* start *
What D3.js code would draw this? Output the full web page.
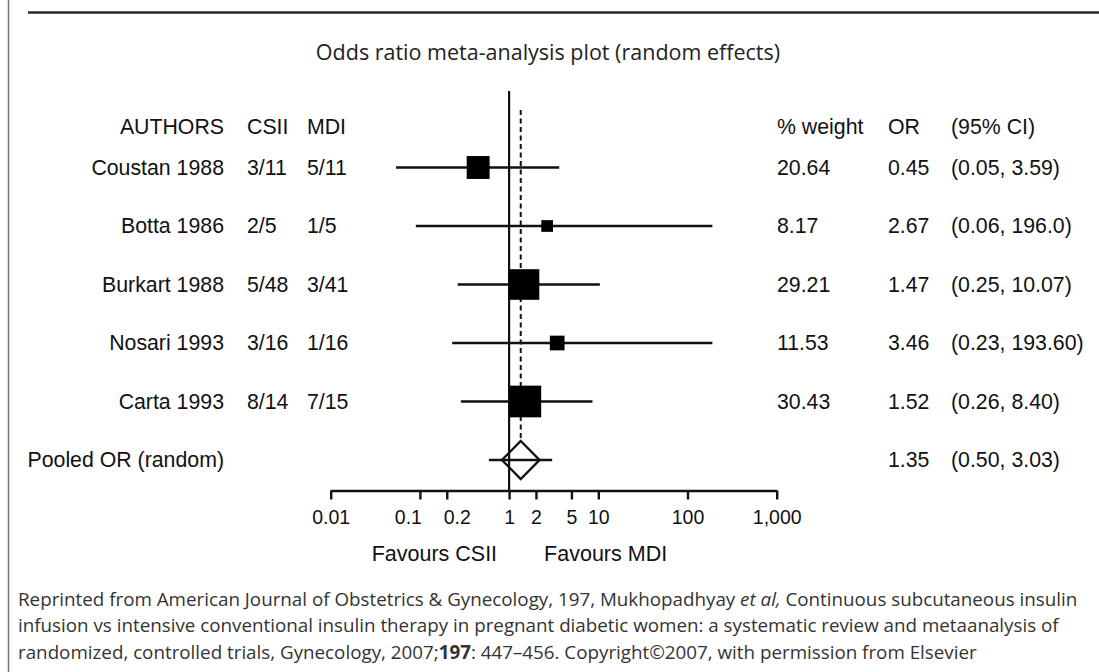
<!DOCTYPE html>
<html>
<head>
<meta charset="utf-8">
<script src="https://cdn.jsdelivr.net/npm/d3@7"></script>
<style>
  body { margin: 0; background: #fff; }
  .tbl { font-family: "Liberation Sans", Arial, sans-serif; font-size: 21.3px; fill: #111; }
  .tick text { font-family: "Liberation Sans", Arial, sans-serif; font-size: 19.5px; fill: #111; }
  .title { font-family: "Open Sans", sans-serif; font-size: 21.5px; fill: #222; }
  .caption { font-family: "Open Sans", sans-serif; font-size: 18.8px; fill: #333; }
</style>
</head>
<body>
<div id="chart"></div>
<script>
// study rows
const authors = ["Coustan 1988", "Botta 1986", "Burkart 1988", "Nosari 1993", "Carta 1993"];
const csii = ["3/11", "2/5", "5/48", "3/16", "8/14"];
const mdi = ["5/11", "1/5", "3/41", "1/16", "7/15"];
const weights = [20.64, 8.17, 29.21, 11.53, 30.43];
const weightText = ["20.64", "8.17", "29.21", "11.53", "30.43"];
const oddsRatio = [0.45, 2.67, 1.47, 3.46, 1.52];
const orText = ["0.45", "2.67", "1.47", "3.46", "1.52"];
const ciText = ["(0.05, 3.59)", "(0.06, 196.0)", "(0.25, 10.07)", "(0.23, 193.60)", "(0.26, 8.40)"];
// whisker ends as drawn in the plot
const ciLow = [0.054, 0.09, 0.265, 0.23, 0.288];
const ciHigh = [3.65, 190, 10.4, 190, 8.6];

// pooled estimate
const pooledLabel = "Pooled OR (random)";
const pooledOR = 1.35;
const pooledOrText = "1.35";
const pooledCiText = "(0.50, 3.03)";
const pooledLow = 0.594;
const pooledHigh = 3.04;

const tickValues = [0.01, 0.1, 0.2, 1, 2, 5, 10, 100, 1000];
const headers = ["AUTHORS", "CSII", "MDI", "% weight", "OR", "(95% CI)"];

const width = 1099;
const height = 672;

const svg = d3.select("#chart").append("svg")
  .attr("width", width)
  .attr("height", height)
  .attr("viewBox", [0, 0, width, height]);

// frame: grey left border + dark top rule
svg.append("line")
  .attr("x1", 8.5).attr("x2", 8.5).attr("y1", 0).attr("y2", height)
  .attr("stroke", "#777").attr("stroke-width", 1.5);
svg.append("line")
  .attr("x1", 28).attr("x2", width).attr("y1", 12.5).attr("y2", 12.5)
  .attr("stroke", "#2a2a2a").attr("stroke-width", 2.5);

svg.append("text")
  .attr("class", "title")
  .attr("x", 548)
  .attr("y", 52)
  .attr("dy", "0.35em")
  .attr("text-anchor", "middle")
  .text("Odds ratio meta-analysis plot (random effects)");

const x = d3.scaleLog().domain([0.01, 1000]).range([330.7, 776.7]);
const y = d3.scaleLinear().domain([0, 5]).range([167.5, 460]);
const side = d3.scaleLinear().domain(d3.extent(weights)).range([11.7, 31.7]);

const axisY = 490.5;
const headerY = 127;

// column x positions
const colAuthor = 224;
const colCsii = 247;
const colMdi = 307;
const colWeight = 777;
const colOr = 888;
const colCi = 951;

const hdrX = [colAuthor, colCsii, colMdi, colWeight, colOr, colCi];
svg.append("g").selectAll("text")
  .data(headers)
  .join("text")
  .attr("class", "tbl")
  .attr("x", function (d, i) { return hdrX[i]; })
  .attr("y", headerY)
  .attr("dy", "0.35em")
  .attr("text-anchor", function (d, i) { return i === 0 ? "end" : "start"; })
  .text(function (d) { return d; });

// reference line at OR = 1 and dashed pooled line
svg.append("line")
  .attr("x1", x(1)).attr("x2", x(1))
  .attr("y1", 91).attr("y2", axisY)
  .attr("stroke", "#111").attr("stroke-width", 2.2);

svg.append("line")
  .attr("x1", x(pooledOR)).attr("x2", x(pooledOR))
  .attr("y1", 110).attr("y2", y(5) - 19)
  .attr("stroke", "#111").attr("stroke-width", 2)
  .attr("stroke-dasharray", "5,3.5");

const rows = authors.map(function (a, i) {
  return { author: a, csii: csii[i], mdi: mdi[i], w: weights[i], wt: weightText[i],
           or: oddsRatio[i], ort: orText[i], ci: ciText[i], lo: ciLow[i], hi: ciHigh[i] };
});

const rowG = svg.append("g").selectAll("g")
  .data(rows)
  .join("g");

rowG.append("line")
  .attr("x1", function (d) { return x(d.lo); })
  .attr("x2", function (d) { return x(d.hi); })
  .attr("y1", function (d, i) { return y(i); })
  .attr("y2", function (d, i) { return y(i); })
  .attr("stroke", "#111").attr("stroke-width", 2.4);

rowG.append("rect")
  .attr("x", function (d) { return x(d.or) - side(d.w) / 2; })
  .attr("y", function (d, i) { return y(i) - side(d.w) / 2; })
  .attr("width", function (d) { return side(d.w); })
  .attr("height", function (d) { return side(d.w); })
  .attr("fill", "#000");

const textCols = [
  { key: "author", x: colAuthor, anchor: "end" },
  { key: "csii", x: colCsii, anchor: "start" },
  { key: "mdi", x: colMdi, anchor: "start" },
  { key: "wt", x: colWeight, anchor: "start" },
  { key: "ort", x: colOr, anchor: "start" },
  { key: "ci", x: colCi, anchor: "start" }
];

textCols.forEach(function (c) {
  rowG.append("text")
    .attr("class", "tbl")
    .attr("x", c.x)
    .attr("y", function (d, i) { return y(i); })
    .attr("dy", "0.35em")
    .attr("text-anchor", c.anchor)
    .text(function (d) { return d[c.key]; });
});

// pooled row
const py = y(5);
svg.append("line")
  .attr("x1", x(pooledLow)).attr("x2", x(pooledHigh))
  .attr("y1", py).attr("y2", py)
  .attr("stroke", "#111").attr("stroke-width", 2.4);

const dw = 18.8;
const dh = 19;
const px = x(pooledOR);
svg.append("path")
  .attr("d", `M${px},${py - dh}L${px + dw},${py}L${px},${py + dh}L${px - dw},${py}Z`)
  .attr("fill", "none")
  .attr("stroke", "#111")
  .attr("stroke-width", 2.4);

[[colAuthor, "end", pooledLabel], [colOr, "start", pooledOrText], [colCi, "start", pooledCiText]]
  .forEach(function (t) {
    svg.append("text")
      .attr("class", "tbl")
      .attr("x", t[0])
      .attr("y", py)
      .attr("dy", "0.35em")
      .attr("text-anchor", t[1])
      .text(t[2]);
  });

// log axis
const axis = d3.axisBottom(x)
  .tickValues(tickValues)
  .tickFormat(d3.format(","))
  .tickSize(9)
  .tickSizeOuter(0)
  .tickPadding(11);

const axisG = svg.append("g")
  .attr("transform", `translate(0,${axisY})`)
  .call(axis);
axisG.select(".domain").attr("stroke", "#111").attr("stroke-width", 2.4);
axisG.selectAll(".tick line").attr("stroke", "#111").attr("stroke-width", 2.4);
axisG.selectAll(".tick text")
  .attr("font-family", null)
  .attr("font-size", null)
  // the 0.1 and 0.2 labels are pushed apart in the original
  .attr("dx", function (d) { return d === 0.1 ? -12 : d === 0.2 ? 10 : 0; });

svg.append("text")
  .attr("class", "tbl")
  .attr("x", x(1) - 12)
  .attr("y", 553)
  .attr("dy", "0.35em")
  .attr("text-anchor", "end")
  .style("font-size", "21.5px")
  .text("Favours CSII");

svg.append("text")
  .attr("class", "tbl")
  .attr("x", x(1) + 35)
  .attr("y", 553)
  .attr("dy", "0.35em")
  .attr("text-anchor", "start")
  .style("font-size", "21.5px")
  .text("Favours MDI");

// source caption
const captionLines = [
  [["Reprinted from American Journal of Obstetrics & Gynecology, 197, Mukhopadhyay ", "normal"],
   ["et al,", "italic"], [" Continuous subcutaneous insulin", "normal"]],
  [["infusion vs intensive conventional insulin therapy in pregnant diabetic women: a systematic review and metaanalysis of", "normal"]],
  [["randomized, controlled trials, Gynecology, 2007;", "normal"], ["197", "bold"],
   [": 447\u2013456. Copyright\u00a92007, with permission from Elsevier", "normal"]]
];

const cap = svg.append("g");
captionLines.forEach(function (parts, i) {
  const t = cap.append("text")
    .attr("class", "caption")
    .attr("x", 18)
    .attr("y", 599 + i * 26.5)
    .attr("dy", "0.35em");
  parts.forEach(function (p) {
    t.append("tspan")
      .style("font-style", p[1] === "italic" ? "italic" : "normal")
      .style("font-weight", p[1] === "bold" ? "bold" : "normal")
      .text(p[0]);
  });
});
</script>
</body>
</html>
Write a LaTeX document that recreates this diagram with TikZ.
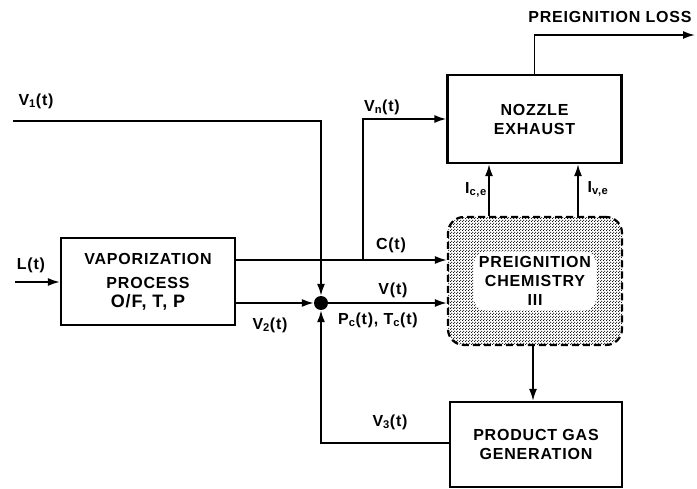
\documentclass[tikz,border=0pt]{standalone}
\usepackage{fontspec}
\setmainfont{Liberation Sans}[LetterSpace=5]
\usetikzlibrary{positioning,arrows.meta,patterns.meta}

\tikzdeclarepattern{
  name=densedots,
  type=uncolored,
  bottom left={(0pt,0pt)},
  top right={(3pt,3pt)},
  tile size={(3pt,3pt)},
  code={\fill (0.75pt,0.75pt) circle (0.75pt);
        \fill (2.25pt,2.25pt) circle (0.75pt);}
}

\begin{document}
\begin{tikzpicture}[
                x=1pt, y=-1pt,
                font=\fontsize{16}{19}\selectfont\bfseries,
                box/.style={draw, line width=2.2pt, align=center,
                            minimum width=174pt, minimum height=87pt},
                chembox/.style={draw, line width=2.2pt, dash pattern=on 7pt off 4pt,
                                rounded corners=16pt, pattern=densedots,
                                minimum width=174pt, minimum height=128pt},
                blob/.style={fill=white, rounded corners=12pt, align=center,
                             inner sep=5pt},
                lbl/.style={inner sep=1pt},
                arr/.style={-{Latex[length=12pt,width=8pt]}, line width=1.8pt}
            ]
                \useasboundingbox (0,0) rectangle (697,489);
                % blocks
                \node[box] (vap) at (148,281.5)
                    {VAPORIZATION\\[5pt]PROCESS\\{\fontsize{18}{19}\selectfont O/F, T, P}};
                \node[box, minimum height=88pt] (noz) at (534.5,119) {NOZZLE\\EXHAUST};
                \node[chembox] (chem) at (535,281) {};
                \node[blob] (chemtxt) at (chem) {PREIGNITION\\CHEMISTRY\\III};
                \node[box, minimum width=172pt, minimum height=85pt] (prod) at (536,444.5)
                    {PRODUCT GAS\\GENERATION};
                \node[circle, fill, inner sep=0pt, minimum size=14pt] (sum) at (321,303) {};
                % free ends
                \coordinate (v1in) at (13,121);
                \coordinate (lin) at (15,282);
                \coordinate (tap) at (363,260);
                \coordinate (loss) at (695,35);
                % signals
                \draw[arr] (v1in) -| (sum.north);
                \draw[arr] (lin) -- (vap.west |- lin);
                \draw[arr] ([yshift=21.5pt]vap.east) -- (chem.west |- tap);
                \draw[arr] (tap) |- (noz.west);
                \draw[arr] ([yshift=-21.5pt]vap.east) -- (sum.west);
                \draw[arr] (sum.east) -- (chem.west |- sum);
                \draw[arr] ([xshift=-46pt]chem.north) -- ([xshift=-45.5pt]noz.south);
                \draw[arr] ([xshift=43pt]chem.north) -- ([xshift=43.5pt]noz.south);
                \draw[arr] (noz.north) |- (loss);
                \draw[arr] ([xshift=-2pt]chem.south) -- ([xshift=-3pt]prod.north);
                \draw[arr] ([yshift=1.5pt]prod.west) -| (sum.south);
                % labels
                \node[lbl] (lv1) at (36,101) {V\textsubscript{1}(t)};
                \node[lbl] (ll) at (31,265) {L(t)};
                \node[lbl] (lv2) at (270,325) {V\textsubscript{2}(t)};
                \node[lbl] (lc) at (391,245) {C(t)};
                \node[lbl] (lv) at (393,290) {V(t)};
                \node[lbl] (lpt) at (378,320) {P\textsubscript{c}(t), T\textsubscript{c}(t)};
                \node[lbl] (lvn) at (382,107) {V\textsubscript{n}(t)};
                \node[lbl] (lv3) at (390,422) {V\textsubscript{3}(t)};
                \node[lbl] (lice) at (476,190) {I\textsubscript{c,e}};
                \node[lbl] (live) at (598,189) {I\textsubscript{v,e}};
                \node[lbl] (lloss) at (610,17) {PREIGNITION LOSS};
            \end{tikzpicture}
\end{document}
* end *
- **WHAT IS REQUIRED**
Begin at the first line of the entries above and return each line exactly, stopping after the line that contains "const ciHigh = [3.65, 190, 10.4, 190, 8.6];". Pictures do not belong in the copy.

- **COMPLETED EXERCISE**
What D3.js code would draw this? Output the full web page.
<!DOCTYPE html>
<html>
<head>
<meta charset="utf-8">
<script src="https://cdn.jsdelivr.net/npm/d3@7"></script>
<style>
  body { margin: 0; background: #fff; }
  .tbl { font-family: "Liberation Sans", Arial, sans-serif; font-size: 21.3px; fill: #111; }
  .tick text { font-family: "Liberation Sans", Arial, sans-serif; font-size: 19.5px; fill: #111; }
  .title { font-family: "Open Sans", sans-serif; font-size: 21.5px; fill: #222; }
  .caption { font-family: "Open Sans", sans-serif; font-size: 18.8px; fill: #333; }
</style>
</head>
<body>
<div id="chart"></div>
<script>
// study rows
const authors = ["Coustan 1988", "Botta 1986", "Burkart 1988", "Nosari 1993", "Carta 1993"];
const csii = ["3/11", "2/5", "5/48", "3/16", "8/14"];
const mdi = ["5/11", "1/5", "3/41", "1/16", "7/15"];
const weights = [20.64, 8.17, 29.21, 11.53, 30.43];
const weightText = ["20.64", "8.17", "29.21", "11.53", "30.43"];
const oddsRatio = [0.45, 2.67, 1.47, 3.46, 1.52];
const orText = ["0.45", "2.67", "1.47", "3.46", "1.52"];
const ciText = ["(0.05, 3.59)", "(0.06, 196.0)", "(0.25, 10.07)", "(0.23, 193.60)", "(0.26, 8.40)"];
// whisker ends as drawn in the plot
const ciLow = [0.054, 0.09, 0.265, 0.23, 0.288];
const ciHigh = [3.65, 190, 10.4, 190, 8.6];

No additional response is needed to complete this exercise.